Votre écriture est toujours un pur bonheur de poésie, d'humanité, d'authenticité. <3 Je reconnecte immédiatement avec Estienne qui est un savant mélange de drôlerie et de vulnérabilité. On souffre avec lui de cette absence de communication. Lui qui se sentait enfin un peu entendu et fréquenté auprès d'Hyriel, il retrouve cet affreux emmurement... snif :(
C'est magnifiquement imagé, par toutes ces images autour de l'eau, de la noyade, de l'animalisation.

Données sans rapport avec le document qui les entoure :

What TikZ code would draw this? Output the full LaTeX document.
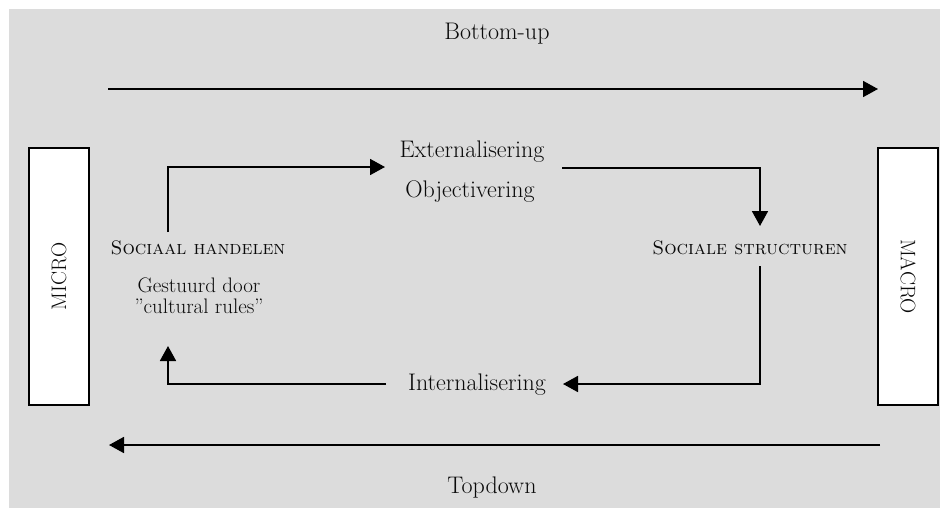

Côté histoire, je ne m'attendais vraiment pas à ce tournant de l'intrigue ! Berlinier qui fait venir une troupe de théâtre religieux pour redorer son image ahah, il a vraiment aucune race xD
J'espère trop qu'on les verra, ces acteurs ! Qu'ils auront un rôle à jouer eux aussi dans la suite de l’intrigue. Si Hyriel pouvait les faire fuir, eux aussi, et les dames charitables avec !

Comme d'habitude, trop hâte de lire la suite
JeannieC.
Posté le 29/11/2024
Hello !
Quel plaisir de te recroiser au fil de ces pages <3 Nous sommes toujours ravies de découvrir tes commentaires plein d'humour et d'authenticité. Merci merci <3

Estienne et moi te sommes reconnaissants de cette empathie que tu as pour sa situation et la retranscription de celle-ci.

Hé oui, voilà de nouveaux protagonistes qu'Hyriel n'avait pas prévus, en les personnes de ces comédiens xD Berlinier n'est pas à cours de ressources.